For example, in WB, "prep_fn" can be used to guarantee the lifetime of UFS by updating the amount of write IO used as WB.
And reset/reset_host/suspend/resume can be used to manage the kernel task for checking lifetime of UFS.

> This 2017 study, is being cited by everyone, but does not really describes it's test setup to its details.
> It  does say however that they used a 16MB subregions over a range of 1GB,
> which can be covered by a 64 active regions, Even for a single subregion per region.
> Meaning no eviction should take place, thus HPB overhead is minimized.
> Do we have a more recent public studies that supports those impressive figures?
There are no other public studies currently.
However, when using HPB, there is an internal report that read latency is improved in android 
user-case scenarios, as well as in the benchmarks.

Thanks,
Daejun
Avri Altman June 9, 2020, 7 a.m. UTC | #3
> > Like Bart, I am not sure that this extra module is needed.
> > It only makes sense if indeed there are some common calls that can be
> shared by several features.
> > There are up to now 10 extended features defined, but none of them can
> share a common api.
> > What other features can share this additional layer?  And how those ops
> can be reused?
> > If you have some future implementations in mind, you should add this api
> once you'll add those.
> We added UFS feature layer with several callbacks to important parts of the
> UFS control flow.
> Other extended features can also be implemented using the proposed APIs.
> For example, in WB, "prep_fn" can be used to guarantee the lifetime of UFS
> by updating the amount of write IO used as WB.
This is an interesting idea.

> And reset/reset_host/suspend/resume can be used to manage the kernel task
> for checking lifetime of UFS.
Another interesting idea.

Fair enough. Please share in the commit log of patch 2/5 your plans,
Otherwise, just for HPB - It seems excessive.
Bean Huo June 10, 2020, 9:50 a.m. UTC | #4
Hi Daejun

Nice to see your patch, I just run it on my testing workspace, work.
and in the next days, I can help you review your patch.

Thanks,
Bean
 

On Fri, 2020-06-05 at 10:16 +0900, Daejun Park wrote:
> NAND flash memory-based storage devices use Flash Translation Layer
> (FTL)
> to translate logical addresses of I/O requests to corresponding flash
> memory addresses.
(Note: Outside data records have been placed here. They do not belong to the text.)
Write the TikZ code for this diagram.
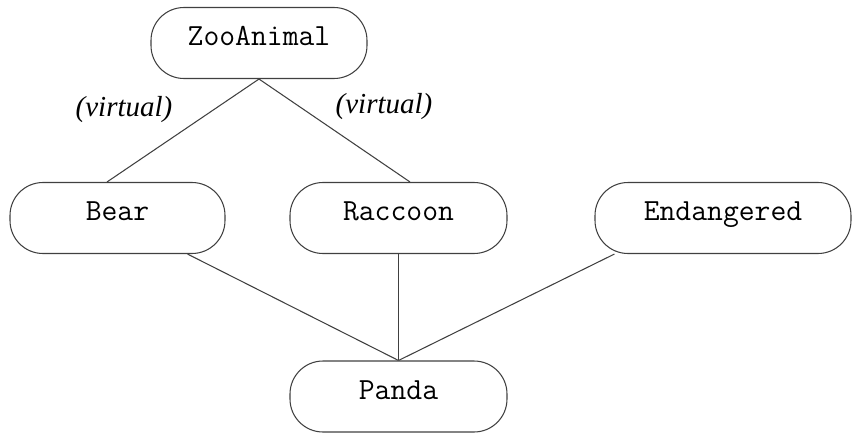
\documentclass[tikz,border=0pt]{standalone}
\usepackage{fontspec}
\setmainfont{Liberation Serif}
\tikzset{
  classbox/.style={draw=black!75,line width=0.6pt,rounded corners=0.66cm,
    minimum height=1.42cm,text height=0.4cm,text depth=0.3cm,
    font=\ttfamily\fontsize{17.5}{20}\selectfont},
  link/.style={draw=black!75,line width=0.6pt},
  virt/.style={font=\itshape\fontsize{16.5}{19}\selectfont}
}
\begin{document}
\begin{tikzpicture}
      \useasboundingbox (0,0) rectangle (17.22,8.82);

      \node[classbox,minimum width=4.32cm] (zoo) at (5.18,7.96) {ZooAnimal};
      \node[classbox,minimum width=4.30cm] (bear) at (2.35,4.46) {Bear};
      \node[classbox,minimum width=4.34cm] (raccoon) at (7.97,4.46) {Raccoon};
      \node[classbox,minimum width=5.12cm] (endangered) at (14.46,4.46) {Endangered};
      \node[classbox,minimum width=4.34cm] (panda) at (7.97,0.89) {Panda};

      \node[virt] (virtleft) at (2.48,6.62) {(virtual)};
      \node[virt] (virtright) at (7.68,6.68) {(virtual)};

      \draw[link] (zoo.south) -- ([xshift=-0.21cm]bear.north);
      \draw[link] (zoo.south) -- ([xshift=0.23cm]raccoon.north);
      \draw[link] ([xshift=1.4cm]bear.south) -- (panda.north);
      \draw[link] (raccoon.south) -- (panda.north);
      \draw[link] ([xshift=0.4cm]endangered.south west) -- (panda.north);
    \end{tikzpicture}
\end{document}
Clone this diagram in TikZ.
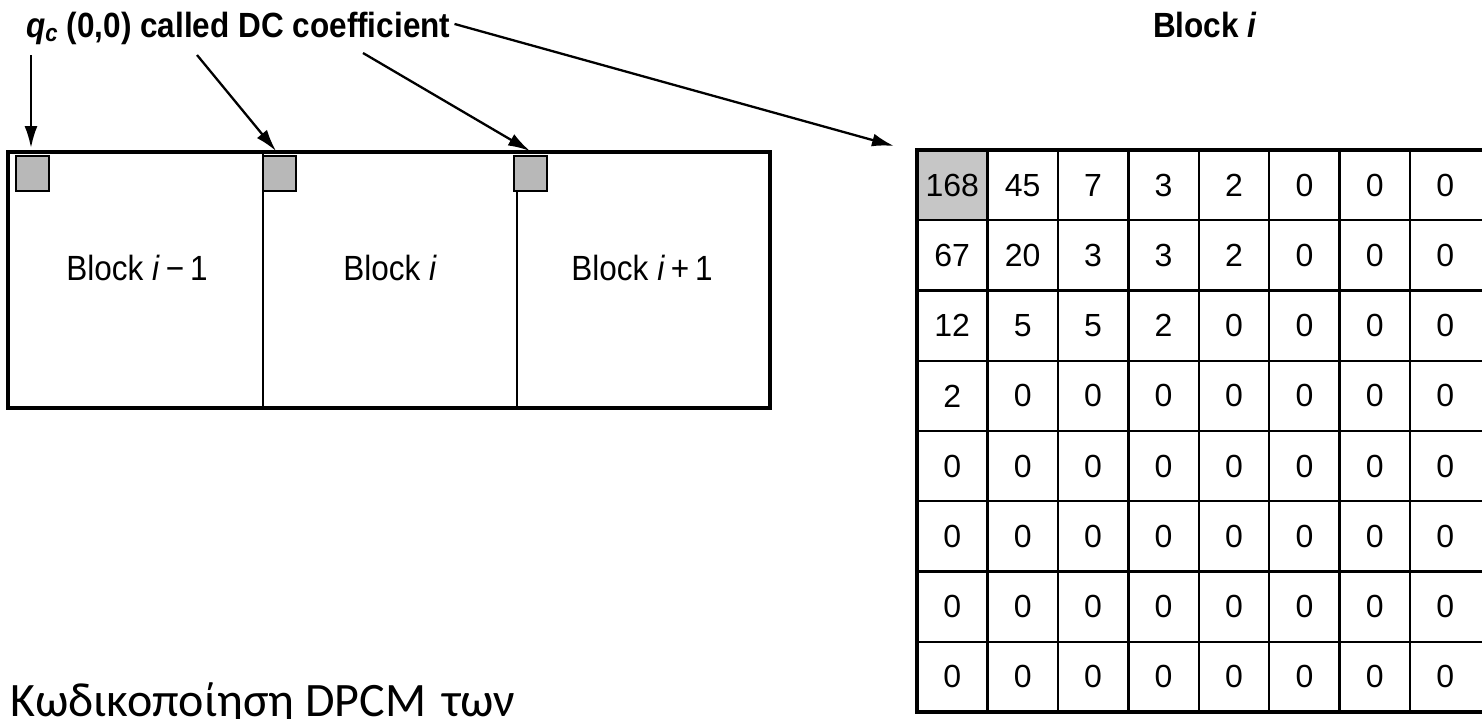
\documentclass[tikz,border=0pt]{standalone}
\usepackage{fontspec}
\setmainfont{Liberation Sans}
\newfontfamily\helc[FakeStretch=0.9]{Liberation Sans}
\newfontfamily\greekfont{Carlito}
\usetikzlibrary{arrows.meta}
\definecolor{sqgray}{HTML}{B8B8B8}
\definecolor{cellgray}{HTML}{C6C6C6}
\tikzset{
  frame/.style={line width=4.5pt},
  divider/.style={line width=2pt},
  dcsq/.style={draw, line width=1.8pt, fill=sqgray, minimum width=33pt, minimum height=35pt, inner sep=0pt, anchor=north west},
  arr/.style={line width=2.3pt, -{Latex[length=22pt,width=13pt]}},
  lbl/.style={font=\helc\fontsize{35}{40}\selectfont\bfseries, inner sep=0pt},
  blk/.style={font=\helc\fontsize{35}{40}\selectfont, inner sep=0pt},
  num/.style={font=\fontsize{32}{36}\selectfont, inner sep=0pt},
  gridline/.style={line width=2.4pt},
  greektext/.style={font=\greekfont\fontsize{48}{58}\selectfont, inner sep=0pt, anchor=base west}
}
\begin{document}
\begin{tikzpicture}[x=1pt,y=-1pt]
\useasboundingbox[fill=white] (0,0) rectangle (1482,718);

% titles
\node[lbl, anchor=base west] (title) at (26,37) {\textit{q}\textsubscript{\textit{c}} (0,0) called DC coefficient};
\node[lbl, anchor=base] (blocktitle) at (1205,37) {Block \textit{i}};

% left strip of blocks
\draw[divider] (263,152) -- (263,408);
\draw[divider] (517,188) -- (517,408);
\draw[frame] (8,152) rectangle (770,408);
\node[dcsq] (sq1) at (15,155) {};
\node[dcsq] (sq2) at (262,155) {};
\node[dcsq] (sq3) at (513,155) {};

\node[blk] (b1) at (137,268) {Block \textit{i}\,−\,1};
\node[blk] (b2) at (390,268) {Block \textit{i}};
\node[blk] (b3) at (642,268) {Block \textit{i}\,+\,1};

% arrows
\coordinate (s1) at (31,55);
\coordinate (s2) at (197,55);
\coordinate (s3) at (363,53);
\coordinate (t1) at (31,148);
\coordinate (t2) at (276,151);
\coordinate (t3) at (530,151);
\coordinate (t4) at (894,146);
\draw[arr] (s1) -- (t1);
\draw[arr] (s2) -- (t2);
\draw[arr] (s3) -- (t3);
\draw[arr] ([xshift=4pt,yshift=4pt]title.east) -- (t4);

% matrix (Block i)
\coordinate (mtl) at (917,150);
\fill[cellgray] (917,150) rectangle (987.4,220.25);
\foreach \i in {1,...,7} \draw[gridline] (917+\i*70.43,150) -- (917+\i*70.43,712);
\foreach \j in {1,...,7} \draw[gridline] (917,150+\j*70.25) -- (1490,150+\j*70.25);
\draw[line width=4.5pt] (917,150) rectangle (1492,712);

\foreach \row [count=\r] in {{168,45,7,3,2,0,0,0},{67,20,3,3,2,0,0,0},{12,5,5,2,0,0,0,0},{2,0,0,0,0,0,0,0},{0,0,0,0,0,0,0,0},{0,0,0,0,0,0,0,0},{0,0,0,0,0,0,0,0},{0,0,0,0,0,0,0,0}}
  \foreach \v [count=\c] in \row
    \node[num] (m-\r-\c) at (917+\c*70.43-35.2, 150+\r*70.25-35.1) {\v};

% Greek caption
\node[greektext] (caption) at (10,716) {Κωδικοποίηση DPCM\hspace{5pt} των};
\end{tikzpicture}
\end{document}
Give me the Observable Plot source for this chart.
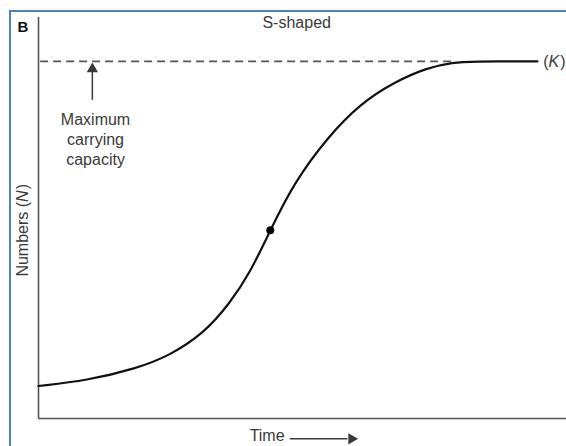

Mobile storage devices typically have RAM with
> constrained size, thus lack in memory to keep the whole mapping
> table.
> Therefore, mapping tables are partially retrieved from NAND flash on
> demand, causing random-read performance degradation.
> 
> To improve random read performance, we propose HPB (Host Performance
> Booster) which uses host system memory as a cache for the FTL mapping
> table. By using HPB, FTL data can be read from host memory faster
> than from
> NAND flash memory. 
> 
> The current version only supports the DCM (device control mode).
> This patch consists of 4 parts to support HPB feature.
> 
> 1) UFS-feature layer
> 2) HPB probe and initialization process
> 3) READ -> HPB READ using cached map information
> 4) L2P (logical to physical) map management
> 
> The UFS-feature is an additional layer to avoid the structure in
> which the
> UFS-core driver and the UFS-feature are entangled with each other in
> a 
> single module.
> By adding the layer, UFS-features composed of various combinations
> can be
> supported. Also, even if a new feature is added, modification of the 
> UFS-core driver can be minimized.
> 
> In the HPB probe and init process, the device information of the UFS
> is
> queried. After checking supported features, the data structure for
> the HPB
> is initialized according to the device information.
> 
> A read I/O in the active sub-region where the map is cached is
> changed to
> HPB READ by the HPB module.
> 
> The HPB module manages the L2P map using information received from
> the
> device. For active sub-region, the HPB module caches through
> ufshpb_map
> request. For the in-active region, the HPB module discards the L2P
> map.
> When a write I/O occurs in an active sub-region area, associated
> dirty
> bitmap checked as dirty for preventing stale read.
> 
> HPB is shown to have a performance improvement of 58 - 67% for random
> read
> workload. [1]
> 
> This series patches are based on the "5.8/scsi-queue" branch.
> 
> [1]:
> 
https://www.usenix.org/conference/hotstorage17/program/presentation/jeong
> 
> Daejun park (5):
>  scsi: ufs: Add UFS feature related parameter
>  scsi: ufs: Add UFS feature layer
>  scsi: ufs: Introduce HPB module
>  scsi: ufs: L2P map management for HPB read
>  scsi: ufs: Prepare HPB read for cached sub-region
>  
>  drivers/scsi/ufs/Kconfig      |    8 +
>  drivers/scsi/ufs/Makefile     |    3 +-
>  drivers/scsi/ufs/ufs.h        |   11 +
>  drivers/scsi/ufs/ufsfeature.c |  178 ++++
>  drivers/scsi/ufs/ufsfeature.h |   95 ++
>  drivers/scsi/ufs/ufshcd.c     |   19 +
>  drivers/scsi/ufs/ufshcd.h     |    3 +
>  drivers/scsi/ufs/ufshpb.c     | 2029
> +++++++++++++++++++++++++++++++++++++++++
>  drivers/scsi/ufs/ufshpb.h     |  257 ++++++
>  9 files changed, 2602 insertions(+), 1 deletion(-)
>  created mode 100644 drivers/scsi/ufs/ufsfeature.c
>  created mode 100644 drivers/scsi/ufs/ufsfeature.h
>  created mode 100644 drivers/scsi/ufs/ufshpb.c
>  created mode 100644 drivers/scsi/ufs/ufshpb.h